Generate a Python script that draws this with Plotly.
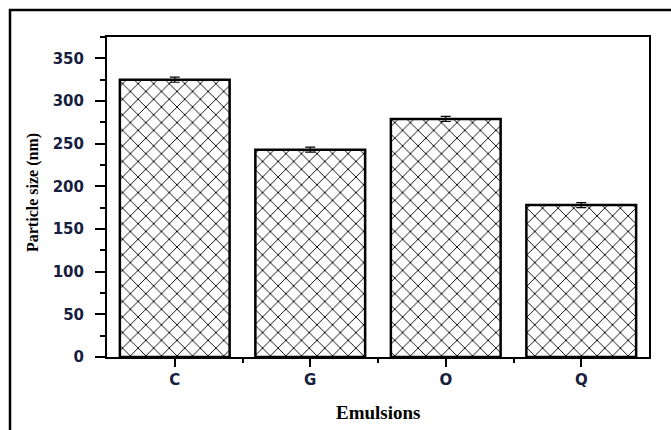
import plotly.graph_objects as go

# Emulsion particle sizes (nm) with standard deviations
emulsions = ["C", "G", "O", "Q"]
particle_size = [325, 243, 279, 178]
size_error = [3, 3, 3, 3]
y_ticks = [0, 50, 100, 150, 200, 250, 300, 350]

W, H = 671, 430
M_L, M_R, M_T, M_B = 107, 22, 37, 73
PW = W - M_L - M_R
PH = H - M_T - M_B


def px_to_paper_x(px):
    return (px - M_L) / PW


def px_to_paper_y(py):
    return (H - M_B - py) / PH


xpos = list(range(len(emulsions)))

fig = go.Figure()
fig.add_trace(go.Bar(
    x=xpos,
    y=particle_size,
    width=0.81,
    marker=dict(
        color="white",
        line=dict(color="black", width=2.5),
        pattern=dict(shape="x", fgcolor="black", bgcolor="white",
                     size=11, solidity=0.16, fillmode="replace"),
    ),
    error_y=dict(type="data", array=size_error, color="black",
                 thickness=1.2, width=5),
    showlegend=False,
))

tick_font = dict(family="DejaVu Sans", size=15, color="#16203e", weight="bold")

fig.update_xaxes(
    range=[-0.5, len(emulsions) - 0.5],
    tickvals=xpos,
    ticktext=emulsions,
    ticks="outside", ticklen=8, tickwidth=2, tickcolor="black",
    minor=dict(tickvals=[0.5, 1.5, 2.5], ticks="outside", ticklen=4,
               tickwidth=1.5, tickcolor="black"),
    showline=True, linecolor="black", linewidth=2, mirror=True,
    showgrid=False, zeroline=False,
    tickfont=tick_font,
)
fig.update_yaxes(
    range=[0, 375],
    tickvals=y_ticks,
    ticks="outside", ticklen=10, tickwidth=2, tickcolor="black",
    minor=dict(dtick=25, tick0=0, ticks="outside", ticklen=5,
               tickwidth=1.5, tickcolor="black"),
    showline=True, linecolor="black", linewidth=2, mirror=True,
    showgrid=False, zeroline=False,
    tickfont=tick_font,
    ticklabelstandoff=8,
)

# Outer frame around the figure: top and left edges
frame = dict(color="black", width=2.5)
fig.add_shape(type="line", xref="paper", yref="paper",
              x0=px_to_paper_x(9), x1=px_to_paper_x(W),
              y0=px_to_paper_y(10), y1=px_to_paper_y(10), line=frame)
fig.add_shape(type="line", xref="paper", yref="paper",
              x0=px_to_paper_x(10), x1=px_to_paper_x(10),
              y0=px_to_paper_y(9), y1=px_to_paper_y(H), line=frame)

title_font = dict(family="Liberation Serif", size=16, color="black", weight="bold")
fig.add_annotation(text="Particle size (nm)", xref="paper", yref="paper",
                   x=px_to_paper_x(33), y=px_to_paper_y(193),
                   textangle=-90, showarrow=False, font=title_font,
                   xanchor="center", yanchor="middle")
fig.add_annotation(text="Emulsions", xref="paper", yref="paper",
                   x=px_to_paper_x(378), y=px_to_paper_y(412),
                   showarrow=False,
                   font=dict(family="Liberation Serif", size=19, color="black",
                             weight="bold"),
                   xanchor="center", yanchor="middle")

fig.update_layout(
    width=W, height=H,
    margin=dict(l=M_L, r=M_R, t=M_T, b=M_B),
    paper_bgcolor="white", plot_bgcolor="white",
)

fig.write_html("out.html")
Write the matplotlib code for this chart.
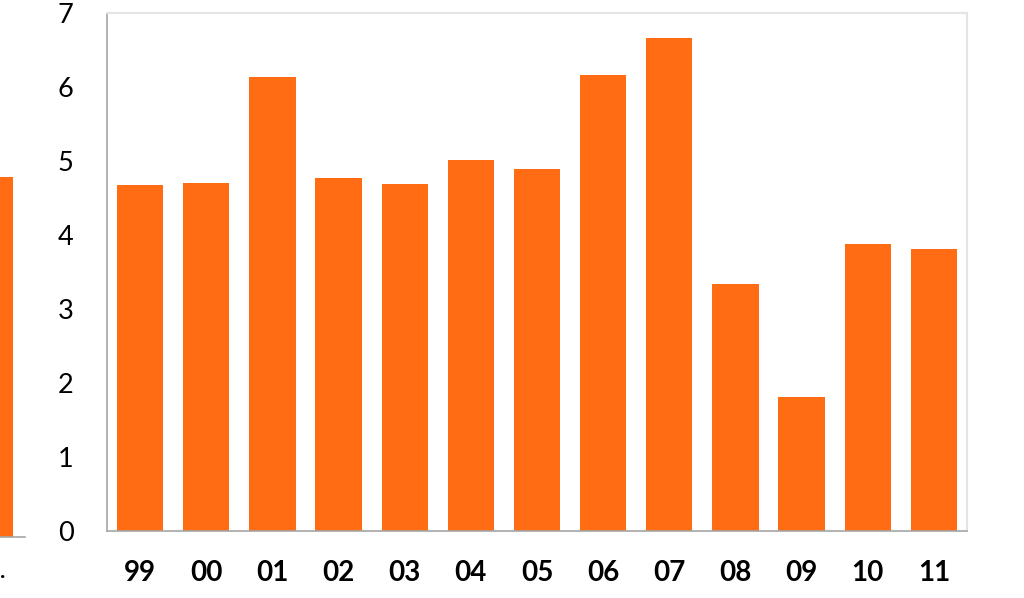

### Instructions for the task
Copy every line that contains the string "with".

### Problem solution
Generate a Python script that draws this with Plotly.
# Emulsion particle sizes (nm) with standard deviations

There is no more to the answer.